§ **Exercise task**:
Starting with the first line below, extract each line through the one that contains "Q455,222 474,228 L474,235", inclusive, excluding pictures.

---

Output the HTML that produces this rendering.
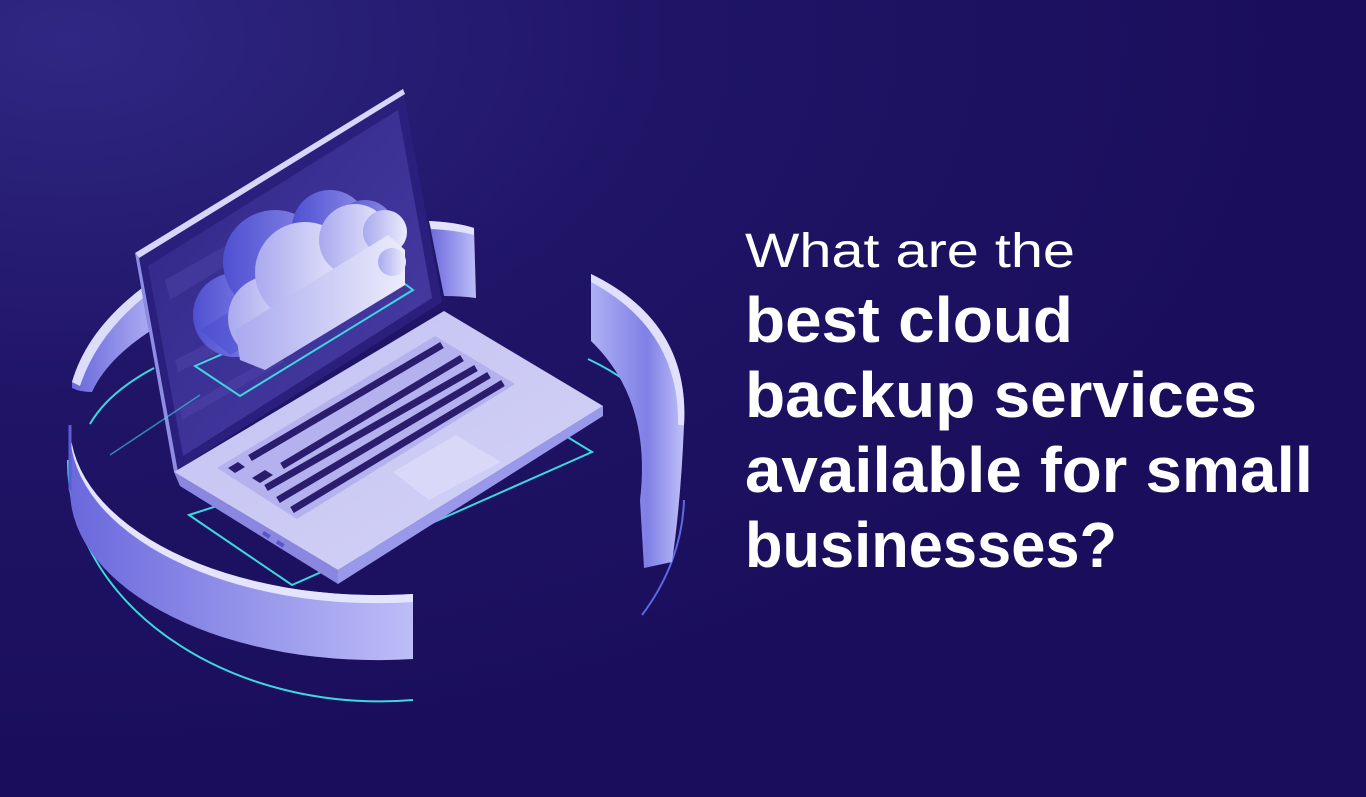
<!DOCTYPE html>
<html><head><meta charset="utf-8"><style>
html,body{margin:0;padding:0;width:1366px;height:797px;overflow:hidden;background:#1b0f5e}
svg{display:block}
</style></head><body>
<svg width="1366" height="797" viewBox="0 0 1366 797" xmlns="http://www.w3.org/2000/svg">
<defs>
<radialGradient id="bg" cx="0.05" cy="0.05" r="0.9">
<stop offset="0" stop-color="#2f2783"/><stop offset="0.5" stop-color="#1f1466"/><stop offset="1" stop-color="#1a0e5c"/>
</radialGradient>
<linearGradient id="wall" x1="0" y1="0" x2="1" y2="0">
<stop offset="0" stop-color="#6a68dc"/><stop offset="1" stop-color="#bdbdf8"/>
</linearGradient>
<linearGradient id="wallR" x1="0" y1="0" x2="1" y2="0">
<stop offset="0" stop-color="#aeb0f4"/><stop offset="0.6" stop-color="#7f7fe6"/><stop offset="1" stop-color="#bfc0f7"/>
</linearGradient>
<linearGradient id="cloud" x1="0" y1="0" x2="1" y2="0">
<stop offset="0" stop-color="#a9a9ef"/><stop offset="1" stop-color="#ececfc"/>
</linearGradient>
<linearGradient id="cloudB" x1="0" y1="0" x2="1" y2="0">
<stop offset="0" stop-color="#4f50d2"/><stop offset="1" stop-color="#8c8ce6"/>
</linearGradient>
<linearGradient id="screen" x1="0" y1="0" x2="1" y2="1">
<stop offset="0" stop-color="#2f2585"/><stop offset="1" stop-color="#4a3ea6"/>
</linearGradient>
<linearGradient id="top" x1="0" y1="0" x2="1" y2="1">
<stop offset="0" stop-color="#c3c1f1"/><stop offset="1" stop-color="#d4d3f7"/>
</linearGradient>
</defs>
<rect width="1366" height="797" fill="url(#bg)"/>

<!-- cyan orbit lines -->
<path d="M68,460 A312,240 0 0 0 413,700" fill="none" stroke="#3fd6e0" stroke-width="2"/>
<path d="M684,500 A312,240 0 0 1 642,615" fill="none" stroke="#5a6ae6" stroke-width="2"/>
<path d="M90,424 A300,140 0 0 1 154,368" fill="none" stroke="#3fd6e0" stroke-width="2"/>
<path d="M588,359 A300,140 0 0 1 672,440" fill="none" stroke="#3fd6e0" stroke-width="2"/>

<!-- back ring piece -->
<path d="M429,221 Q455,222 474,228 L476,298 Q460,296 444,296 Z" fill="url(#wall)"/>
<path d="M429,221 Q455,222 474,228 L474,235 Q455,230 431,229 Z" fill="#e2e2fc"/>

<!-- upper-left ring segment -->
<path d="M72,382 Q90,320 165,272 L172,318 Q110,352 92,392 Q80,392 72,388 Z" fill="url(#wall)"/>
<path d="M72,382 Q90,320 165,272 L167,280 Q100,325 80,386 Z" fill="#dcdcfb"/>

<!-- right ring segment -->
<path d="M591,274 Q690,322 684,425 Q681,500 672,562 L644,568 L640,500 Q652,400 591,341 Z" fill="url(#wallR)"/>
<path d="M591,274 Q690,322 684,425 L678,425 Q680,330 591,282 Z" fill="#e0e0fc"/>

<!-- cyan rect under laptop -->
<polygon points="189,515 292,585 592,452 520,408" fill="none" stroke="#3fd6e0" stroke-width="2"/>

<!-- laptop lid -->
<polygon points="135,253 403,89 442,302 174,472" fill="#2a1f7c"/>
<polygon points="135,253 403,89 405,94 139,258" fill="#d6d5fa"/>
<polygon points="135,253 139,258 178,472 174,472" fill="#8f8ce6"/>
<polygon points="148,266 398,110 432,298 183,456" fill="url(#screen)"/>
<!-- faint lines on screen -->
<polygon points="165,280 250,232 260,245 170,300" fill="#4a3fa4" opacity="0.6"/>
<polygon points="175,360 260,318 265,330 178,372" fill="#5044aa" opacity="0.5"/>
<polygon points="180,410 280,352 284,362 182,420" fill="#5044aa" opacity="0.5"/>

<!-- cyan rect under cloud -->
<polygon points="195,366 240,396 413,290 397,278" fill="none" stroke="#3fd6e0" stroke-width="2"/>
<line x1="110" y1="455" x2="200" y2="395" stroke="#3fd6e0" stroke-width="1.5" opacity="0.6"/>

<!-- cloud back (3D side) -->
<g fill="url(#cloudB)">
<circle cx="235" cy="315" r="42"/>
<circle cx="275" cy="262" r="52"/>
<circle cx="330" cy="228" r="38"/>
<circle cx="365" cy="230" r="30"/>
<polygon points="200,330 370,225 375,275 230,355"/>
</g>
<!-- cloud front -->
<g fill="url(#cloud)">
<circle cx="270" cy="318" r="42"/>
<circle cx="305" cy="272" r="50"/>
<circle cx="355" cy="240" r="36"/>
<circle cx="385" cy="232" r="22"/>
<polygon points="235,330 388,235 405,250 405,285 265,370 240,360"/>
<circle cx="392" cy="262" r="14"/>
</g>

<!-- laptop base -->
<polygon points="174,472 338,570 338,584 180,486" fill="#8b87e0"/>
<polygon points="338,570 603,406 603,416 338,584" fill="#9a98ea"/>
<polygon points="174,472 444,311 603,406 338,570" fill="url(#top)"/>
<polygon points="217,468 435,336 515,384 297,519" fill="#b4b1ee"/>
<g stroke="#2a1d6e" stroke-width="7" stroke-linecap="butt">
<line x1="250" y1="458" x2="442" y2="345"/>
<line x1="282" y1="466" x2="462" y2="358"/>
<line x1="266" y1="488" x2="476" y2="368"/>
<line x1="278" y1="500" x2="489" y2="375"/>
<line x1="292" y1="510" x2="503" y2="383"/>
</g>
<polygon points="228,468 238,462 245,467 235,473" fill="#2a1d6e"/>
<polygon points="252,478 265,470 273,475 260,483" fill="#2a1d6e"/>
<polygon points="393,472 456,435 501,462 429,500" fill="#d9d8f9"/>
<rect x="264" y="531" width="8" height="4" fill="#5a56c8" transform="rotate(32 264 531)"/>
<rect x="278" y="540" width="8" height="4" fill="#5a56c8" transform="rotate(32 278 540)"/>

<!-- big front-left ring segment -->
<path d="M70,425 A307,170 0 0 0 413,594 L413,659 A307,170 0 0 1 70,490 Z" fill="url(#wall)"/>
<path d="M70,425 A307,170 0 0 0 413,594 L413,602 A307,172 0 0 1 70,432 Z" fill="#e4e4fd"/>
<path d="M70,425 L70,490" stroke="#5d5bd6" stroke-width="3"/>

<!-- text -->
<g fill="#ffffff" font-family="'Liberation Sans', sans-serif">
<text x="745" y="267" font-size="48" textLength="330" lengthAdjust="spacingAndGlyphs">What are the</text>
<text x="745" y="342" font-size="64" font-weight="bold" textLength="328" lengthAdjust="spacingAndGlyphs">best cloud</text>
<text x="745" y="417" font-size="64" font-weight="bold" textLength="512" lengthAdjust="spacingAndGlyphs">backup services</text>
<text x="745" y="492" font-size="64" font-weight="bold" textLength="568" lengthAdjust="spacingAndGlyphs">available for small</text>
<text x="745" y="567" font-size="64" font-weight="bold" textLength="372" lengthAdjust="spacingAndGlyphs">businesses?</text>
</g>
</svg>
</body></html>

---

§ **Answer for this exercise**:
Output the HTML that produces this rendering.
<!DOCTYPE html>
<html><head><meta charset="utf-8"><style>
html,body{margin:0;padding:0;width:1366px;height:797px;overflow:hidden;background:#1b0f5e}
svg{display:block}
</style></head><body>
<svg width="1366" height="797" viewBox="0 0 1366 797" xmlns="http://www.w3.org/2000/svg">
<defs>
<radialGradient id="bg" cx="0.05" cy="0.05" r="0.9">
<stop offset="0" stop-color="#2f2783"/><stop offset="0.5" stop-color="#1f1466"/><stop offset="1" stop-color="#1a0e5c"/>
</radialGradient>
<linearGradient id="wall" x1="0" y1="0" x2="1" y2="0">
<stop offset="0" stop-color="#6a68dc"/><stop offset="1" stop-color="#bdbdf8"/>
</linearGradient>
<linearGradient id="wallR" x1="0" y1="0" x2="1" y2="0">
<stop offset="0" stop-color="#aeb0f4"/><stop offset="0.6" stop-color="#7f7fe6"/><stop offset="1" stop-color="#bfc0f7"/>
</linearGradient>
<linearGradient id="cloud" x1="0" y1="0" x2="1" y2="0">
<stop offset="0" stop-color="#a9a9ef"/><stop offset="1" stop-color="#ececfc"/>
</linearGradient>
<linearGradient id="cloudB" x1="0" y1="0" x2="1" y2="0">
<stop offset="0" stop-color="#4f50d2"/><stop offset="1" stop-color="#8c8ce6"/>
</linearGradient>
<linearGradient id="screen" x1="0" y1="0" x2="1" y2="1">
<stop offset="0" stop-color="#2f2585"/><stop offset="1" stop-color="#4a3ea6"/>
</linearGradient>
<linearGradient id="top" x1="0" y1="0" x2="1" y2="1">
<stop offset="0" stop-color="#c3c1f1"/><stop offset="1" stop-color="#d4d3f7"/>
</linearGradient>
</defs>
<rect width="1366" height="797" fill="url(#bg)"/>

<!-- cyan orbit lines -->
<path d="M68,460 A312,240 0 0 0 413,700" fill="none" stroke="#3fd6e0" stroke-width="2"/>
<path d="M684,500 A312,240 0 0 1 642,615" fill="none" stroke="#5a6ae6" stroke-width="2"/>
<path d="M90,424 A300,140 0 0 1 154,368" fill="none" stroke="#3fd6e0" stroke-width="2"/>
<path d="M588,359 A300,140 0 0 1 672,440" fill="none" stroke="#3fd6e0" stroke-width="2"/>

<!-- back ring piece -->
<path d="M429,221 Q455,222 474,228 L476,298 Q460,296 444,296 Z" fill="url(#wall)"/>
<path d="M429,221 Q455,222 474,228 L474,235 Q455,230 431,229 Z" fill="#e2e2fc"/>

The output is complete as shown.